# Miscellaneous > SQL Scripts >  Conditioned Query

## purefan

hi all
I am in need to create a 'basic' search engine. There are 4 inputs which could narrow the search, these are:
$_WhiteName, $_BlackName, $_Result and $_Tourn

*I need to check if the user is looking for all the games:*
-in the database (meaning all fields are empty)
-of a specific player (meaning both fields [$_WhiteName and $_BlackName] have the near same value
-of a specific tournament ($_WhiteName AND $_BlackName are empty but $_Tourn is not)
-Won/Lost/Drawn of a specific player ($_White/$_Black Name with near same value, $_Tourn empty but $_Result not)
-Won/Lost/Drawn of a specific player in a specific tournament ($_White/$_Black Name with near same value, $_Tourn and $_Result not empty)

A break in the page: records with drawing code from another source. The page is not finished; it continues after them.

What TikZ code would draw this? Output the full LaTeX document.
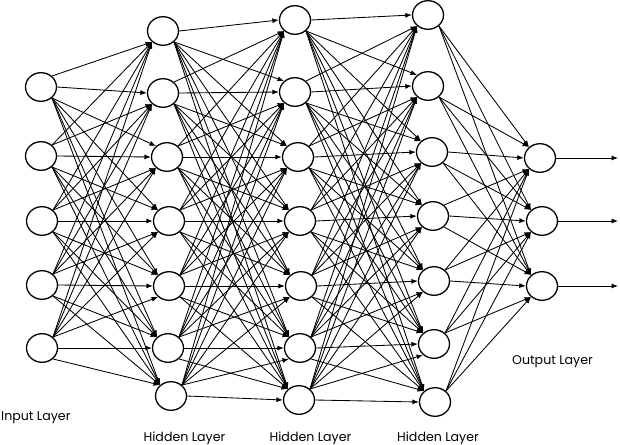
\documentclass[tikz,border=0pt]{standalone}
\usepackage{fontspec}
\setmainfont{Poppins}
\usetikzlibrary{arrows.meta,shapes.geometric}
\begin{document}
\begin{tikzpicture}[x=1pt,y=-1pt,
  neuron/.style={ellipse,draw,line width=1.3pt,minimum width=31pt,minimum height=28.6pt,inner sep=0pt},
  conn/.style={line width=0.85pt,-{Latex[length=6.5pt,width=5pt]}},
  lbl/.style={font=\fontsize{12.6}{14}\selectfont,inner sep=0pt,anchor=base}]
\useasboundingbox (0,0) rectangle (620,444);
% nodes
\foreach \n/\x/\y in {I1/41/87,I2/41/156,I3/42/221,I4/42/285,I5/42/348,
  A1/163/31,A2/163/93,A3/167/157,A4/169/221,A5/169/286,A6/168/348,A7/171/396,
  B1/295/20,B2/295/92,B3/298/157,B4/300/221,B5/301/286,B6/300/348,B7/299/400,
  C1/428/15,C2/428/86,C3/432/152,C4/433/216,C5/434/281,C6/434/344,C7/435/402,
  O1/540/158,O2/542/221,O3/542/286}
  {\node[neuron] (\n) at (\x,\y) {};}
\def\Ilist{I1/87,I2/156,I3/221,I4/285,I5/348}
\def\Alist{A1/31,A2/93,A3/157,A4/221,A5/286,A6/348,A7/396}
\def\Blist{B1/20,B2/92,B3/157,B4/221,B5/286,B6/348,B7/400}
\def\Clist{C1/15,C2/86,C3/152,C4/216,C5/281,C6/344,C7/402}
\def\Olist{O1/158,O2/221,O3/286}
\newcommand{\linklayers}[2]{%
  \foreach \s/\sy in #1 {%
    \foreach \t/\ty in #2 {%
      \pgfmathtruncatemacro\dd{\ty-\sy}%
      \pgfmathtruncatemacro\sa{\dd<-20 ? 45 : (\dd>20 ? 315 : 0)}%
      \pgfmathtruncatemacro\ta{\dd<-20 ? 225 : (\dd>20 ? 135 : 180)}%
      \draw[conn] (\s.\sa) -- (\t.\ta);
    }%
  }%
}
\linklayers{\Ilist}{\Alist}
\linklayers{\Alist}{\Blist}
\linklayers{\Blist}{\Clist}
\linklayers{\Clist}{\Olist}
% outputs
\coordinate (e1) at (618,158);
\coordinate (e2) at (618,221);
\coordinate (e3) at (618,286);
\draw[conn] (O1.east) -- (e1);
\draw[conn] (O2.east) -- (e2);
\draw[conn] (O3.east) -- (e3);
% labels
\node[lbl,anchor=base west] (inl) at (1,420.5) {Input Layer};
\node[lbl] (h1l) at (184.5,441) {Hidden Layer};
\node[lbl] (h2l) at (310.5,441) {Hidden Layer};
\node[lbl] (h3l) at (438,441) {Hidden Layer};
\node[lbl] (outl) at (552.5,364) {Output Layer};
\end{tikzpicture}
\end{document}
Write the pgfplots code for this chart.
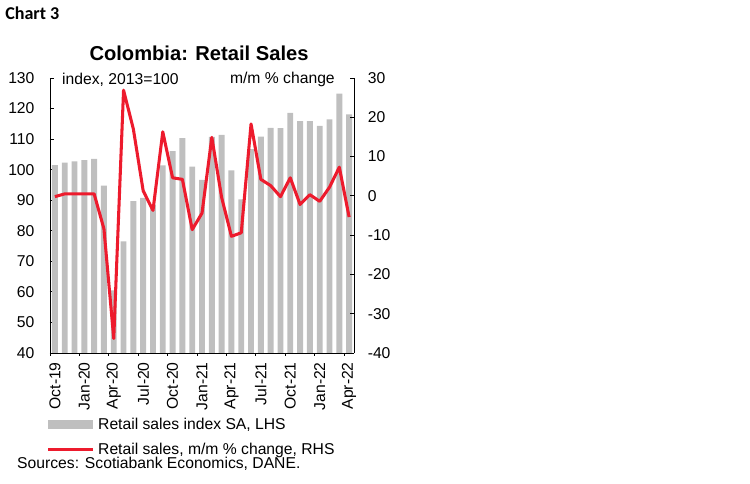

1. So I thought constructing the query sentence based on a bunch of IFs and then simply echo everything the Database returns (already filtered by the query)
*What do you think about this idea?*

2. I tried a test sentence:



> SELECT * FROM BiblioPartidas WHERE WhiteName LIKE $_WhiteName AND BlackName NOT LIKE $_WhiteName


but it returned rows where $_WhiteName is equal to BlackName so im a bit lost here...
*How would I write a correct sentence defining such criterias?*

----------


## yogeshsr11

SELECT * FROM BiblioPartidas WHERE ltrim(rtrim(WhiteName)) LIKE ltrim(rtrim($_WhiteName)) AND ltrim(rtrim(BlackName)) NOT LIKE ltrim(rtrim($_WhiteName))

check if this works if dosnt use '%' before and after your vars. You will have to use sp_executesql to do that creating a query string

----------


## rmiao

Keep in mind that sp_executesql is available in sql server only.

----------